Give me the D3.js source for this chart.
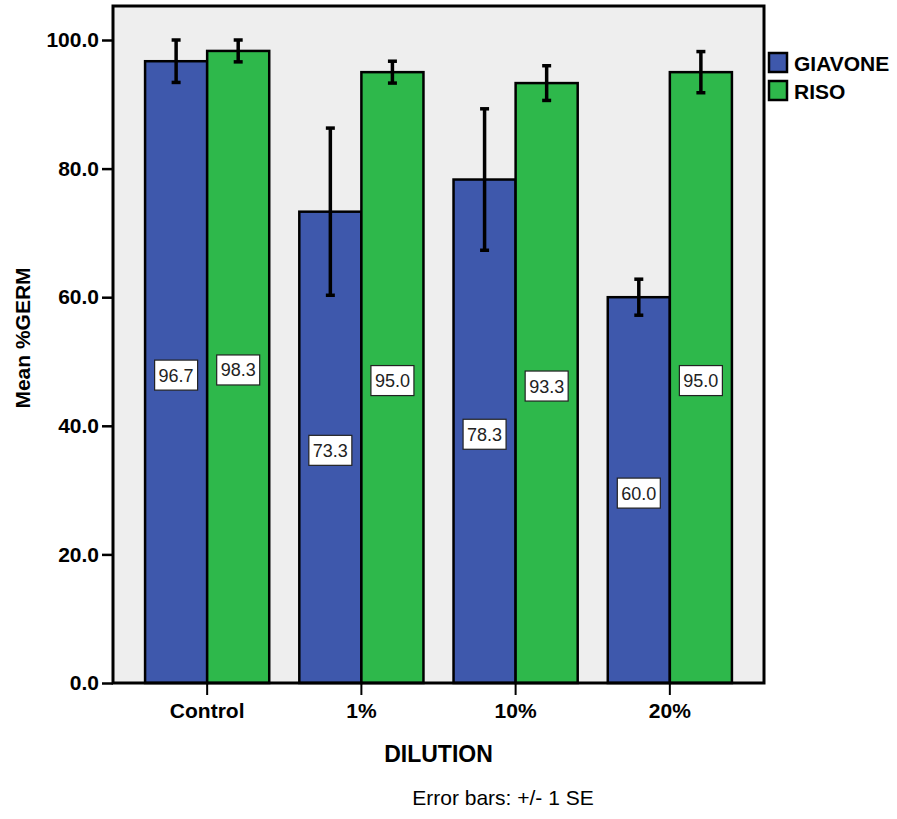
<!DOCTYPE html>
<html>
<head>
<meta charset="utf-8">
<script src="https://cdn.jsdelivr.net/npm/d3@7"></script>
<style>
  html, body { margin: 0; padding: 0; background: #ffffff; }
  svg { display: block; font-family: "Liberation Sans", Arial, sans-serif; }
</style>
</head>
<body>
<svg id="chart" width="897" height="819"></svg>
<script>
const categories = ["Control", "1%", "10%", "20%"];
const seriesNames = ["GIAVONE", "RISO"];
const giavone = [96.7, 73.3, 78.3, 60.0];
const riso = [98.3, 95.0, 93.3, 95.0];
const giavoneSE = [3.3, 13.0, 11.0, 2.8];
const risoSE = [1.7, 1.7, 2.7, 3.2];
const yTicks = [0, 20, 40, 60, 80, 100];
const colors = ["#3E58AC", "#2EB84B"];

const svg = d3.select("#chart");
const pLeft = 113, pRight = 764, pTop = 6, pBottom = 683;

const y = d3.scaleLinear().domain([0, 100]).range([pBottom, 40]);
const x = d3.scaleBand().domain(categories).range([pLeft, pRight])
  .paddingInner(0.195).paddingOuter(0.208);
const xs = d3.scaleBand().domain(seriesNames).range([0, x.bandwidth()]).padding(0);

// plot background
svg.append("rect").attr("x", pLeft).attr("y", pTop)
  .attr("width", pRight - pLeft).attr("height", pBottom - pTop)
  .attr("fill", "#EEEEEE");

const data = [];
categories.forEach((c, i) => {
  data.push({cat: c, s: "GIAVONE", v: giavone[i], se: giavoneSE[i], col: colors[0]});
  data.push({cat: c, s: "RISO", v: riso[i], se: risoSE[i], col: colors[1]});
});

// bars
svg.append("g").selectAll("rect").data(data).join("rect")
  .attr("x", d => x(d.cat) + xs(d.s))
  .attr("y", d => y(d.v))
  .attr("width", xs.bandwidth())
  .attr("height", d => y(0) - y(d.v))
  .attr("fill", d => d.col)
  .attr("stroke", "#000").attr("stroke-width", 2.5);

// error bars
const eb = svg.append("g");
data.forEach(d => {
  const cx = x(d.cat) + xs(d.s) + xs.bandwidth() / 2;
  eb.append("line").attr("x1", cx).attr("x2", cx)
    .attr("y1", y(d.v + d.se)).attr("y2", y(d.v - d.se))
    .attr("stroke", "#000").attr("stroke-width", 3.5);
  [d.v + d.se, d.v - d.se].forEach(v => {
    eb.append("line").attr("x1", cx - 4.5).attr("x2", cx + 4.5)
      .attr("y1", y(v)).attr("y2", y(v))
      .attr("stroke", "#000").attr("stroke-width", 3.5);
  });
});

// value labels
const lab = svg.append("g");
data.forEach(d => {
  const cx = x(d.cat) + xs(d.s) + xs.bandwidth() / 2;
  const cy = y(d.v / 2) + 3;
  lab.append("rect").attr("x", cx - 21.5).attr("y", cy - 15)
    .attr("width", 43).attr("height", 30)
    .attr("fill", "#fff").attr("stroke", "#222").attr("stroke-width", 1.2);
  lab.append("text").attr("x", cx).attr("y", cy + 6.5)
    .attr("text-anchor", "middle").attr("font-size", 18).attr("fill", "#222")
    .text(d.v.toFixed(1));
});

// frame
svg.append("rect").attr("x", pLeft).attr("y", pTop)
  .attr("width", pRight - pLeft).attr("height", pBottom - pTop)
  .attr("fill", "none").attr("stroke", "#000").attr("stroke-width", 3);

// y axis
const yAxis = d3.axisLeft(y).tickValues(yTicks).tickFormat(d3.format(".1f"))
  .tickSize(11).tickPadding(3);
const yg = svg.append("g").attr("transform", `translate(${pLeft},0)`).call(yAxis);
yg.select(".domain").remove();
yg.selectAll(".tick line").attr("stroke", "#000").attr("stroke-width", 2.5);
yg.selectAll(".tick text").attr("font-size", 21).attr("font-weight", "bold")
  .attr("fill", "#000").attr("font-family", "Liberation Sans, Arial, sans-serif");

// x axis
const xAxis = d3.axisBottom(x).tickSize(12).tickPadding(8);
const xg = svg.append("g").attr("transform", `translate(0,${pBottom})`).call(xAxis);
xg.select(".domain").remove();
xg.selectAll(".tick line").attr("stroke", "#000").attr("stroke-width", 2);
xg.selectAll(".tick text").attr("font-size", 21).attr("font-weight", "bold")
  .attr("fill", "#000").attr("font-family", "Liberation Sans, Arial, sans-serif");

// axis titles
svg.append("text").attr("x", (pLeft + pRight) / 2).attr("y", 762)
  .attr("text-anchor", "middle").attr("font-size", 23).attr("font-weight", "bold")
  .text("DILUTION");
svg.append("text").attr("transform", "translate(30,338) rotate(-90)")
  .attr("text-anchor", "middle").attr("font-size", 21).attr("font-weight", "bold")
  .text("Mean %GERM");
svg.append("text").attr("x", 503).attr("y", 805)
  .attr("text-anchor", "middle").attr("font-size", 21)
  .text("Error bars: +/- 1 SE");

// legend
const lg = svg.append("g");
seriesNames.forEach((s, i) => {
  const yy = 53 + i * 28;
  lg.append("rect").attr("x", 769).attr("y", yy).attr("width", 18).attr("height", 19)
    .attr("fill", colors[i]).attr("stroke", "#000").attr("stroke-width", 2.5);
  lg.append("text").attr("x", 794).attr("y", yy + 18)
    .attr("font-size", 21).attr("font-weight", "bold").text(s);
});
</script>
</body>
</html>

▬▬▬▬▬▬

From the first line above to the line containing "const pLeft = 113, pRight", repeat each line exactly. Pictures stay out.

Give me the D3.js source for this chart.
<!DOCTYPE html>
<html>
<head>
<meta charset="utf-8">
<script src="https://cdn.jsdelivr.net/npm/d3@7"></script>
<style>
  html, body { margin: 0; padding: 0; background: #ffffff; }
  svg { display: block; font-family: "Liberation Sans", Arial, sans-serif; }
</style>
</head>
<body>
<svg id="chart" width="897" height="819"></svg>
<script>
const categories = ["Control", "1%", "10%", "20%"];
const seriesNames = ["GIAVONE", "RISO"];
const giavone = [96.7, 73.3, 78.3, 60.0];
const riso = [98.3, 95.0, 93.3, 95.0];
const giavoneSE = [3.3, 13.0, 11.0, 2.8];
const risoSE = [1.7, 1.7, 2.7, 3.2];
const yTicks = [0, 20, 40, 60, 80, 100];
const colors = ["#3E58AC", "#2EB84B"];

const svg = d3.select("#chart");
const pLeft = 113, pRight = 764, pTop = 6, pBottom = 683;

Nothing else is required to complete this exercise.